Guitar legend Eric Clapton talks at length about his steamy relationship with Pattie Boyd, George's first wife. When Clapton told his friend George that he was falling for Pattie, the Beatle replied: "You can have her."  It was, Clapton believes, an example of George's open attitude to sexual relationships.

Yesterday ... Pattie Boyd with Clapton in 1974
Yesterday ... Pattie Boyd with Clapton in 1974
Dave Gerrard/The Sun

It is rumoured that George slept with Rolling Stone Ronnie Wood's wife Krissie at a drug-fuelled party, as well as Ringo Starr's wife Maureen on another occasion. The documentary, directed by Martin Scorsese, is on in selected cinemas for one night only tomorrow and out on DVD on October 10.

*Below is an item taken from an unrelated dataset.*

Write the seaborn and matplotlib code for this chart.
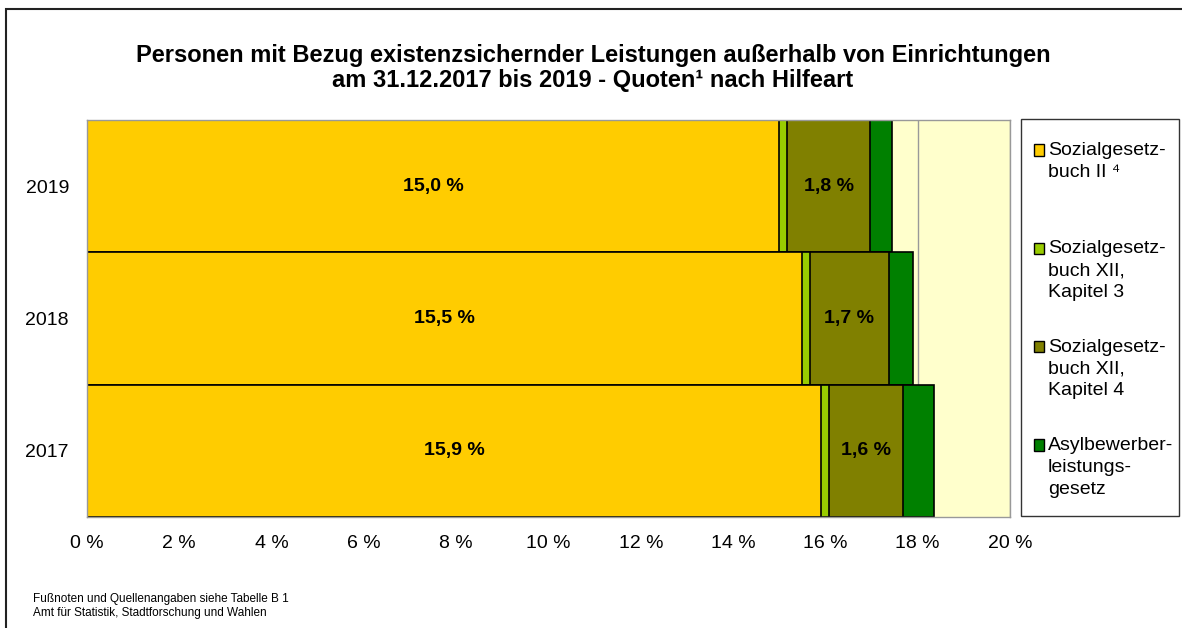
import matplotlib
matplotlib.use("Agg")
import matplotlib.pyplot as plt
import seaborn as sns
import numpy as np
from matplotlib.patches import Rectangle
from matplotlib.legend_handler import HandlerPatch

# ---------------- data ----------------
years = ["2019", "2018", "2017"]
sgb2 = [15.0, 15.5, 15.9]
sgb12_k3 = [0.17, 0.17, 0.18]
sgb12_k4 = [1.8, 1.7, 1.6]
asyl = [0.47, 0.53, 0.67]
series_labels = [
    "Sozialgesetz-\nbuch II \u2074\n ",
    "Sozialgesetz-\nbuch XII,\nKapitel 3",
    "Sozialgesetz-\nbuch XII,\nKapitel 4",
    "Asylbewerber-\nleistungs-\ngesetz",
]
colors = ["#FFCC00", "#99CC00", "#808000", "#008000"]
xtick_values = [0, 2, 4, 6, 8, 10, 12, 14, 16, 18, 20]
title = ("Personen mit Bezug existenzsichernder Leistungen außerhalb von Einrichtungen\n"
         "am 31.12.2017 bis 2019 - Quoten\u00b9 nach Hilfeart")
footnote = "Fußnoten und Quellenangaben siehe Tabelle B 1\nAmt für Statistik, Stadtforschung und Wahlen"

# ---------------- style ----------------
sns.set_style("white")
plt.rcParams["font.family"] = ["Liberation Sans", "DejaVu Sans"]
plt.rcParams["text.color"] = "black"
plt.rcParams["axes.labelcolor"] = "black"
plt.rcParams["xtick.color"] = "black"
plt.rcParams["ytick.color"] = "black"

W, H = 1182, 628
fig = plt.figure(figsize=(W / 100, H / 100), dpi=100)
ax = fig.add_axes([87 / W, 1 - 517 / H, (1010 - 87) / W, (517 - 120) / H])
ax.set_facecolor("#FFFFCC")

series = [sgb2, sgb12_k3, sgb12_k4, asyl]
cum = np.cumsum(np.array(series), axis=0)

for i in reversed(range(len(series))):
    sns.barplot(x=cum[i], y=years, order=years, orient="h", color=colors[i],
                saturation=1, width=1.0, edgecolor="black", linewidth=1.2, ax=ax)

# data labels
for j, yr in enumerate(years):
    ax.text(sgb2[j] / 2, j, f"{sgb2[j]:.1f} %".replace(".", ","), ha="center", va="center",
            fontsize=14, fontweight="bold", color="black")
    mid = cum[1][j] + sgb12_k4[j] / 2
    ax.text(mid, j, f"{sgb12_k4[j]:.1f} %".replace(".", ","), ha="center", va="center",
            fontsize=14, fontweight="bold", color="black")

ax.set_xlim(0, 20)
ax.set_ylim(2.5, -0.5)
ax.set_xticks(xtick_values)
ax.set_xticklabels([f"{v} %" for v in xtick_values])
ax.set_xlabel("")
ax.set_ylabel("")
ax.tick_params(axis="both", length=0, labelsize=14, colors="black")
ax.tick_params(axis="x", pad=13)
ax.tick_params(axis="y", pad=13)
ax.set_axisbelow(True)
ax.xaxis.grid(True, color="#999999", linewidth=1.0)
ax.yaxis.grid(False)
for s in ax.spines.values():
    s.set_visible(True)
    s.set_color("#999999")
    s.set_linewidth(1.0)

# title
fig.text(0.5 + 2 / W, 1 - 68 / H, title, ha="center", va="center", fontsize=17,
         fontweight="bold", linespacing=1.15)

# footnote
fig.text(33 / W, 1 - 606 / H, footnote, ha="left", va="center", fontsize=8.5,
         linespacing=1.2)


# legend with markers aligned to first line
class TopHandler(HandlerPatch):
    def __init__(self, shift, **kw):
        super().__init__(**kw)
        self.shift = shift

    def create_artists(self, legend, orig_handle, xdescent, ydescent, width, height,
                       fontsize, trans):
        p = Rectangle((-xdescent, -ydescent + self.shift), width, height,
                      facecolor=orig_handle.get_facecolor(), edgecolor="black",
                      linewidth=1.0, transform=trans)
        return [p]


handles = [Rectangle((0, 0), 1, 1, facecolor=c, edgecolor="black") for c in colors]
hmap = {h: TopHandler(shift=15.8) for h in handles}
leg = fig.legend(handles, series_labels, loc="upper left",
                 bbox_to_anchor=(1034 / W, 1 - 142 / H), bbox_transform=fig.transFigure,
                 frameon=False, fontsize=14, handlelength=0.52, handleheight=0.52,
                 handletextpad=0.2, labelspacing=1.94, borderpad=0, borderaxespad=0,
                 handler_map=hmap)
for t in leg.get_texts():
    t.set_linespacing(1.37)

# legend frame
fig.patches.append(Rectangle((1021 / W, 1 - 516 / H), (1179 - 1021) / W, (516 - 119) / H,
                             transform=fig.transFigure, fill=False, edgecolor="#333333",
                             linewidth=1.0))
# outer frame
fig.patches.append(Rectangle((6 / W, -0.05), 1.1, 1 - 9 / H + 0.05,
                             transform=fig.transFigure, fill=False, edgecolor="#222222",
                             linewidth=1.5))

fig.savefig("out.png", dpi=100)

It took Olivia, 63, five years to make. She was married to George from 1978 until lung cancer ended his life nearly ten years ago, in November 2001, when he was 58.
With searing honesty she said: "He was really a free person and did not like to be bound by rules. But he did like women and women did like him.

"And whether he just said a couple of words to a woman, he honestly had a profound effect on them. I was not the only person who had to live with someone who was well loved, so that was always a challenge."

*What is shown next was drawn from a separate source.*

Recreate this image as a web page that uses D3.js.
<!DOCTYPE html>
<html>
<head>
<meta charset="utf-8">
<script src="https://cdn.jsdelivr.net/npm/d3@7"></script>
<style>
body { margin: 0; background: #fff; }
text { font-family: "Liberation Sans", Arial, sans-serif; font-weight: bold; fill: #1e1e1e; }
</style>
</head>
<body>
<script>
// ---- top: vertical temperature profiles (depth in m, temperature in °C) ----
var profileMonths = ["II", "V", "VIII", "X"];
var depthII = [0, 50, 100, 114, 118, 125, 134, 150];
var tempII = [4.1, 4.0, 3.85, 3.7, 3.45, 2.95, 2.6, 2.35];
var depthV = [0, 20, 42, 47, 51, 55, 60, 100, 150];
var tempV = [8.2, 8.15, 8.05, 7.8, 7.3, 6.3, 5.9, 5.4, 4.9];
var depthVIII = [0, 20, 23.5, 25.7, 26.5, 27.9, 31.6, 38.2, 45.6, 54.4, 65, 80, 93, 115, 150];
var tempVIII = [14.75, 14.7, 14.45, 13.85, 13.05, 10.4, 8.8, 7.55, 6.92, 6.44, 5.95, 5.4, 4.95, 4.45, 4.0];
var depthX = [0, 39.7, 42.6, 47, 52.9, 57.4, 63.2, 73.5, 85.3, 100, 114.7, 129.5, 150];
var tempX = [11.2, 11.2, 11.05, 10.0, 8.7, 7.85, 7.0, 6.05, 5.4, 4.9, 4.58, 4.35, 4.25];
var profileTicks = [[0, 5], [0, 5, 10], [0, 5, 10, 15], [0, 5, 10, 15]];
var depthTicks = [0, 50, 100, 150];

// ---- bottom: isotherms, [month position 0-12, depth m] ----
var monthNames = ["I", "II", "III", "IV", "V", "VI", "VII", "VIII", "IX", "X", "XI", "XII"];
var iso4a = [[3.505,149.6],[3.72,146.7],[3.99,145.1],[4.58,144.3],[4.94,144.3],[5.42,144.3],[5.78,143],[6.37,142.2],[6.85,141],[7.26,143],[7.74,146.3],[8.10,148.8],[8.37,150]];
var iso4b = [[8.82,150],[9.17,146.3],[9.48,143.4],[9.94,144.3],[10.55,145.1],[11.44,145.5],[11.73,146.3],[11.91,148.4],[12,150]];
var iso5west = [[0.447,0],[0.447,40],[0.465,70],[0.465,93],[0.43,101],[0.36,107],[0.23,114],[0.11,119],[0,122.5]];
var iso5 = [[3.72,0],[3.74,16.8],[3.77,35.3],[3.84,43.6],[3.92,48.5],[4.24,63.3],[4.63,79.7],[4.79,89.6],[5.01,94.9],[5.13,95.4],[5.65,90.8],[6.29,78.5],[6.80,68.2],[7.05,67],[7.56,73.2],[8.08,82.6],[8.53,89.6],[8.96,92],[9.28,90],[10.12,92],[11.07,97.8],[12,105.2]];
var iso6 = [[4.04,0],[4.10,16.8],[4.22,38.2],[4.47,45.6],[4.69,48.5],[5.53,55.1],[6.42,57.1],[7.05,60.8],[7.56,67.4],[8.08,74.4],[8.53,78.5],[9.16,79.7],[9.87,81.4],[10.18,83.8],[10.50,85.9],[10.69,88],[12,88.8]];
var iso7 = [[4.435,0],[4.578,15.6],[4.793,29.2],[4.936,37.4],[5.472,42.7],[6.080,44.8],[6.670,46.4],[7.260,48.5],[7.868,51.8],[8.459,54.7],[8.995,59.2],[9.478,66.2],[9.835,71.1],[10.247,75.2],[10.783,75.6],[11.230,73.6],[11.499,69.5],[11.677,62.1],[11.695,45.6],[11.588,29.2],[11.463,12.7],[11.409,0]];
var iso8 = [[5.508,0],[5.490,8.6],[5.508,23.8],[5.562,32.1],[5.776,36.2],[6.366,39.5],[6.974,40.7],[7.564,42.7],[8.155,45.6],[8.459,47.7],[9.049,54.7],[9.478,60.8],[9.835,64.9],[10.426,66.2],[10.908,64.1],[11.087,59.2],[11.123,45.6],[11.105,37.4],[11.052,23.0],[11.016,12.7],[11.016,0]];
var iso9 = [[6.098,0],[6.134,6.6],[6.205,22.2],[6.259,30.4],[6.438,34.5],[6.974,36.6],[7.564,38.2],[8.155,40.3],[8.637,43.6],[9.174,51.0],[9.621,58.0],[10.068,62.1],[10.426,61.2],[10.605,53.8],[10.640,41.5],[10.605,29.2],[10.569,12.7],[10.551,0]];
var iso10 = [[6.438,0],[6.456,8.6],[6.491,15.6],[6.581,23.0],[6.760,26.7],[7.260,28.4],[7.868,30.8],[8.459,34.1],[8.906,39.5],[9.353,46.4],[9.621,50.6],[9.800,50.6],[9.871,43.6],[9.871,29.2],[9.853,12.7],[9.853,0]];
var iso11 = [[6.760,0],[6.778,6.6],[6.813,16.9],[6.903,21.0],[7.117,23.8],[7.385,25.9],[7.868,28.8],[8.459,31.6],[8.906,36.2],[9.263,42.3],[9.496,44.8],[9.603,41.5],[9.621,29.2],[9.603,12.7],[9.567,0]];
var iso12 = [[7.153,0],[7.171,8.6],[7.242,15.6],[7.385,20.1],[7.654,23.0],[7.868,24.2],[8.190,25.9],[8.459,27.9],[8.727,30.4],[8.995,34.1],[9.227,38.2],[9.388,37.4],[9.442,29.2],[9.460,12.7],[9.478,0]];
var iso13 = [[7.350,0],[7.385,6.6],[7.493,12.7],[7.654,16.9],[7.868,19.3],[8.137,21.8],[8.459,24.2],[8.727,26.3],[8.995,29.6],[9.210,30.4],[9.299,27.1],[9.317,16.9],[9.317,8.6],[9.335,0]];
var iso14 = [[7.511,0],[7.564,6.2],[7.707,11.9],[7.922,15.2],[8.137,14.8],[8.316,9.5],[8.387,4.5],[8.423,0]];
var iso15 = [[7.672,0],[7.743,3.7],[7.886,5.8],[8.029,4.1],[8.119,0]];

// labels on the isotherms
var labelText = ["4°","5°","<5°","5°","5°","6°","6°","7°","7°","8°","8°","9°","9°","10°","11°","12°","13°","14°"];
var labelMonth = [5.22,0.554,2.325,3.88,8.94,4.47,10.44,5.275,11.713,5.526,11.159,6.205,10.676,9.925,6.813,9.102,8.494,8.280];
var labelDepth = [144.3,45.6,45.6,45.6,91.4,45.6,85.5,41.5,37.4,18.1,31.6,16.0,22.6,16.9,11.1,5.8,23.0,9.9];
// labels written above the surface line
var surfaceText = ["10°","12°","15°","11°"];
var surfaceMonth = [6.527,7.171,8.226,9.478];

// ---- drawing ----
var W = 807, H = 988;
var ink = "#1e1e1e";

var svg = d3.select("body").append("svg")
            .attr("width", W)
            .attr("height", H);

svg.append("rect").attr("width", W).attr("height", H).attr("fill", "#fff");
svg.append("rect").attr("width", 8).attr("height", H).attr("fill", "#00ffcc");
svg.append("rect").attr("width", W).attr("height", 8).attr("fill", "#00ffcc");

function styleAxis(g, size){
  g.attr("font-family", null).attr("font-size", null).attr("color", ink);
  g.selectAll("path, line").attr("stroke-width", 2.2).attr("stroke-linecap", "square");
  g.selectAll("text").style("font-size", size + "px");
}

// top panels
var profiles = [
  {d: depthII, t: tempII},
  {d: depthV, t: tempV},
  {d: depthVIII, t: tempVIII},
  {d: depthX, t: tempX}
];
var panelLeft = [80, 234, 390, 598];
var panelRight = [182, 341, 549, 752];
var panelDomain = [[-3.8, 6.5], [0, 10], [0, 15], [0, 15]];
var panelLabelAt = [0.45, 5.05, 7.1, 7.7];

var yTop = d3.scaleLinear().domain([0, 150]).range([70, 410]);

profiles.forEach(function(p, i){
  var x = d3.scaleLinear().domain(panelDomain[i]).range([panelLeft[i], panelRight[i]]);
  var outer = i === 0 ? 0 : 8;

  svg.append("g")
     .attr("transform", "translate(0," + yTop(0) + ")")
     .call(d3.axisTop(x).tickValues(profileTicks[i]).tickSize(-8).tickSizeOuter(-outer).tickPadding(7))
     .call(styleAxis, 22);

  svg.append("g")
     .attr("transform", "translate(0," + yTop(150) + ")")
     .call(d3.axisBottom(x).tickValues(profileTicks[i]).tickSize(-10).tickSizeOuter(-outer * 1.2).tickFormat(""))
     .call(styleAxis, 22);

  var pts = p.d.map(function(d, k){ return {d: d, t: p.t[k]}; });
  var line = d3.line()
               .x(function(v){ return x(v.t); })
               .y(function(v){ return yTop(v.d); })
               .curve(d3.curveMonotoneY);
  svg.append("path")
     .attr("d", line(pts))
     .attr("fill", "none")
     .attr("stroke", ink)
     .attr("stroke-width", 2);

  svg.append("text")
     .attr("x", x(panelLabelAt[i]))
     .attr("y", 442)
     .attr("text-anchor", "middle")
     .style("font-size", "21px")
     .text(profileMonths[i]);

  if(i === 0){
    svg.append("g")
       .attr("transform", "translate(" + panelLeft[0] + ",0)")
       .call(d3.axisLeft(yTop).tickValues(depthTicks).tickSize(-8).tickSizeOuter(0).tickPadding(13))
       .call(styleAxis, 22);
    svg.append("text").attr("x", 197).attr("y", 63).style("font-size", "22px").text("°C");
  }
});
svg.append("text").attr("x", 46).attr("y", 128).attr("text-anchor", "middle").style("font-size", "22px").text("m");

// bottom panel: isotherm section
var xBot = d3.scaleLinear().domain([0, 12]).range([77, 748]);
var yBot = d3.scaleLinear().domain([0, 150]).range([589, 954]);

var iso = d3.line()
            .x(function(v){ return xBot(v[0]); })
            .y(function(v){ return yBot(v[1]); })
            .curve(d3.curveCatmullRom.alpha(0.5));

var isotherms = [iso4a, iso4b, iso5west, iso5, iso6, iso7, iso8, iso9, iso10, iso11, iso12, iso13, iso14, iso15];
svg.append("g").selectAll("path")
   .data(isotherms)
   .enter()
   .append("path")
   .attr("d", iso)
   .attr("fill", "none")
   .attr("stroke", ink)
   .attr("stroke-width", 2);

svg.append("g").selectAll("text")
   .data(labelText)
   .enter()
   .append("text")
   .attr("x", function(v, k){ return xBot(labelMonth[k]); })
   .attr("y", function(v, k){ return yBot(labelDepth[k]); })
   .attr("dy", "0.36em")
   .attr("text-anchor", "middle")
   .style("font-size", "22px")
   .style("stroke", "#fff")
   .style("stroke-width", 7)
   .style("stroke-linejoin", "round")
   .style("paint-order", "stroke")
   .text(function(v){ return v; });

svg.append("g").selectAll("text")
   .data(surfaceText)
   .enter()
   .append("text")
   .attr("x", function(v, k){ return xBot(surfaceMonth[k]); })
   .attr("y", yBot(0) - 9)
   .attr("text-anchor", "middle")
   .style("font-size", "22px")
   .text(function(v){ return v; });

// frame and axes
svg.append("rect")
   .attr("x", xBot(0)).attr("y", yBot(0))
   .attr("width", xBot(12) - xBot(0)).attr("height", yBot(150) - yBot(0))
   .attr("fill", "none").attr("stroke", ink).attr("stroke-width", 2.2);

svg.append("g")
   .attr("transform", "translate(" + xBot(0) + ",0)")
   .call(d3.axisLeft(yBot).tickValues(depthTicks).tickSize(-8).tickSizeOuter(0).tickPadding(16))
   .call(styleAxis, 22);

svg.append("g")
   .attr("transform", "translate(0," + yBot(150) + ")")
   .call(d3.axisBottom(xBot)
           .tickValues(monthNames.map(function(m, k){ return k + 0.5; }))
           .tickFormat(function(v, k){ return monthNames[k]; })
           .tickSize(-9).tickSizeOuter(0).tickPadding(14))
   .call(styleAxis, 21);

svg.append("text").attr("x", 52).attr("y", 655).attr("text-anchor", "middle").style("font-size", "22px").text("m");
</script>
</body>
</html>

She says the couple grew stronger by overcoming these "hiccups".

George Harrison

He had earlier been married to Pattie Boyd for eight years. They split up in 1974. Revealing how he first broke the news of his feelings for Pattie to George, Clapton said: "When we did finally start to act it out I went to George straight away and said, 'Look, this is going to happen and there are already feelings there. And I have to know how you feel about that'.
"It was almost, 'If you want me to stop and go away, I will'. He was really cavalier — 'you can have her'. It had already got to that before — swapping, there was all that Sixties free love stuff.
"And George's attitude seemed to make more sense in a way. This was all material stuff. I thought, 'Oh God, this is giving me carte blanche'. "

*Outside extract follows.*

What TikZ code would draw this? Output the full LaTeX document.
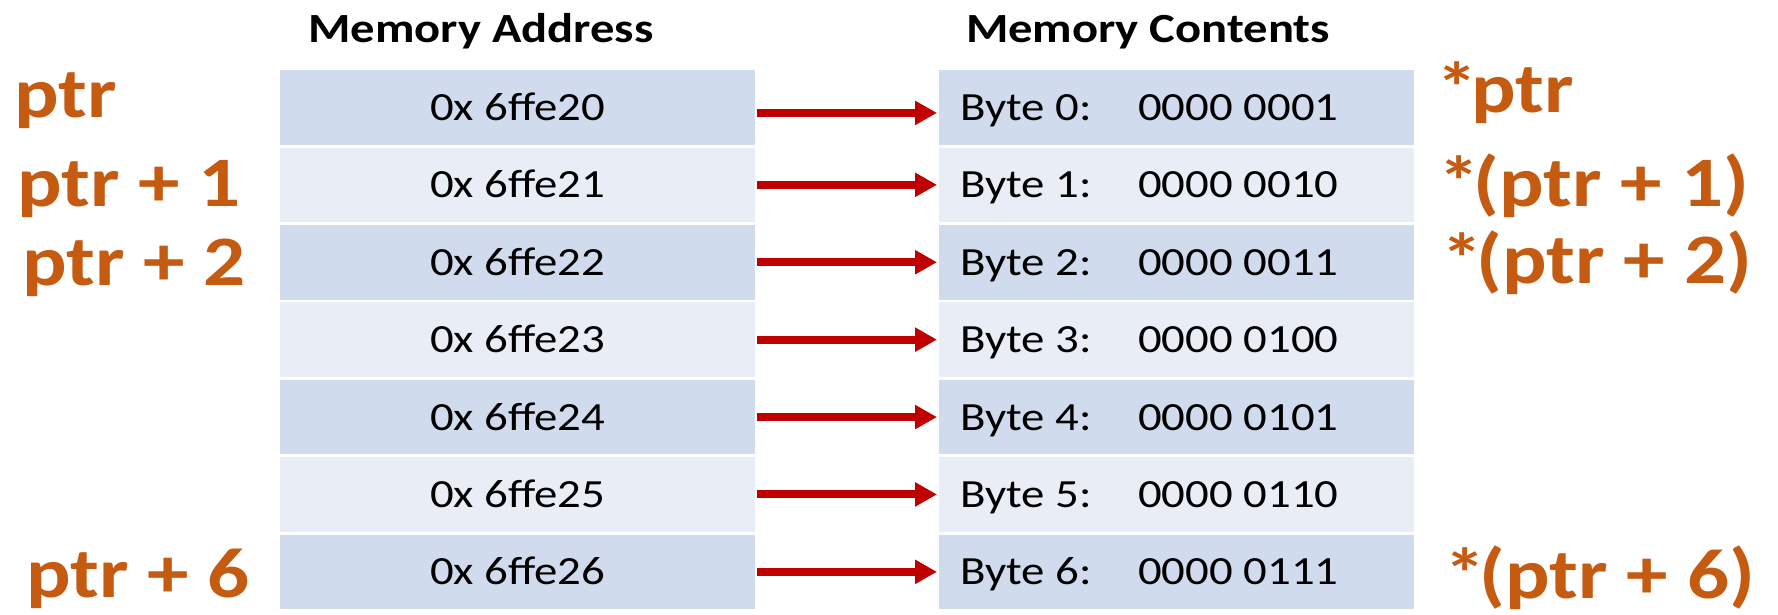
\documentclass[tikz,border=0pt]{standalone}
\usepackage{fontspec}
\setmainfont{Carlito}[FakeStretch=1.17]
\usetikzlibrary{arrows.meta}

\definecolor{rowdark}{HTML}{D0DBED}
\definecolor{rowlight}{HTML}{E8EDF6}
\definecolor{ptrorange}{HTML}{C55A11}
\definecolor{arrowred}{HTML}{C00000}

\newcommand{\deref}{*\kern-6pt}

\tikzset{
  cell/.style={anchor=north west, inner sep=0pt, minimum width=475pt,
    minimum height=74.5pt, text height=26pt, text depth=0pt,
    font=\fontsize{40}{48}\selectfont},
  header/.style={anchor=base, inner sep=0pt,
    font=\fontsize{41.5}{50}\selectfont\bfseries},
  ptrlabel/.style={anchor=base west, inner sep=0pt, text=ptrorange,
    font=\fontsize{71}{80}\selectfont\bfseries},
  ptrarrow/.style={draw=arrowred, line width=8pt,
    -{Triangle[length=22pt,width=23pt]}, shorten <=2pt, shorten >=2pt}
}

\begin{document}
\begin{tikzpicture}[x=1pt, y=-1pt]
  \useasboundingbox (0,0) rectangle (1778,615);

  % column headings
  \node[header] (hAddr) at (481,42.7) {Memory Address};
  \node[header] (hCont) at (1148,42.7) {Memory Contents};

  % address column and contents column, one row per byte
  \foreach \i/\bits in {0/0001,1/0010,2/0011,3/0100,4/0101,5/0110,6/0111} {
    \pgfmathsetmacro{\top}{70+77.4*\i}
    \pgfmathtruncatemacro{\odd}{mod(\i,2)}
    \ifnum\odd=0 \def\rowcol{rowdark}\else\def\rowcol{rowlight}\fi
    \node[cell, fill=\rowcol] (a\i) at (280,\top) {0x 6ffe2\i};
    \node[cell, fill=\rowcol] (c\i) at (939,\top)
      {\makebox[433pt][l]{\makebox[178pt][l]{Byte \i:}0000 \bits}};
  }

  % address -> byte arrows
  \draw[ptrarrow] ([yshift=-5.5pt]a0.east) -- ([yshift=-5.5pt]c0.west);
  \foreach \i in {1,...,6} {
    \draw[ptrarrow] (a\i.east) -- (c\i.west);
  }

  % pointer expressions on the left
  \node[ptrlabel] (p0) at (14,118) {ptr};
  \node[ptrlabel] (p1) at (17,206.7) {ptr + 1};
  \node[ptrlabel] (p2) at (22,285) {ptr + 2};
  \node[ptrlabel] (p6) at (26,597) {ptr + 6};

  % dereferenced expressions on the right
  \node[ptrlabel] (d0) at (1436,113) {\deref ptr};
  \node[ptrlabel] (d1) at (1438,206.7) {\deref(ptr + 1)};
  \node[ptrlabel] (d2) at (1441,283) {\deref(ptr + 2)};
  \node[ptrlabel] (d6) at (1444,598) {\deref(ptr + 6)};
\end{tikzpicture}
\end{document}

Legacy ... George Harrison's son, Dhani
Legacy ... George Harrison's son, Dhani
Rex
The two men remained friends even after Pattie married Clapton. One of the worst moments of George's life came in 1999 when schizophrenic Michael Abram broke into his country house in Oxfordshire in the middle of the night and stabbed him eight times.
Olivia said: "I ran in the room and something just took over and I picked up a poker... I hit the guy several times and I could see the blood coming out of his blond hair.

"Then he got up and chased me and had me round the neck. Then George jumped on his back."
Despite being badly wounded, George managed to wrestle the knife away. Abram was cleared of attempted murder on the grounds of insanity. He spent 19 months in a secure hospital.
George's only son Dhani, 33, believes the attack made it more difficult for his father to fight the cancer he had been diagnosed with in 1997. He said: "He was very, very badly attacked. It definitely took years off his life, to be trying to fight cancer and then have something like that. It's got to take it out of you."
In archive footage in the documentary George, who got heavily involved in Indian mysticism and the spiritual life, also talks about taking LSD.
It is also rumoured that he took cocaine.
Many contributors to the documentary praise George's musicianship. Although Lennon and McCartney were the main songwriters in The Beatles, George wrote the hit Something and the much-loved song Here Comes The Sun. He also had huge successes as a solo artist, including the No1 My Sweet Lord.
And, while he claimed he was not interested in "material" things, he was very wealthy, leaving £99million in his will.

But Ringo will always remember him as someone who would do anything to help a friend. In the documentary, Ringo cries as he recalls their last meeting when George was very sick with cancer.
He said: "I had to go to Boston because my daughter had a brain tumour. And the last words he said to me were, 'Do you want me to come with you?' And that was George."
Dhani said it was an amazing experience being brought up by the former Beatle.
He added: "He would say to me every day, 'You don't have to go to school today. Do you want to go to a yacht in the South Pacific and sail away for ever?'
"A lot of people would say you were an idiot for not doing that — and probably I am. But to rebel in my family was to want to go to school."
The book George Harrison: Living In The Material World, by Olivia Harrison, published by Abrams, is out today.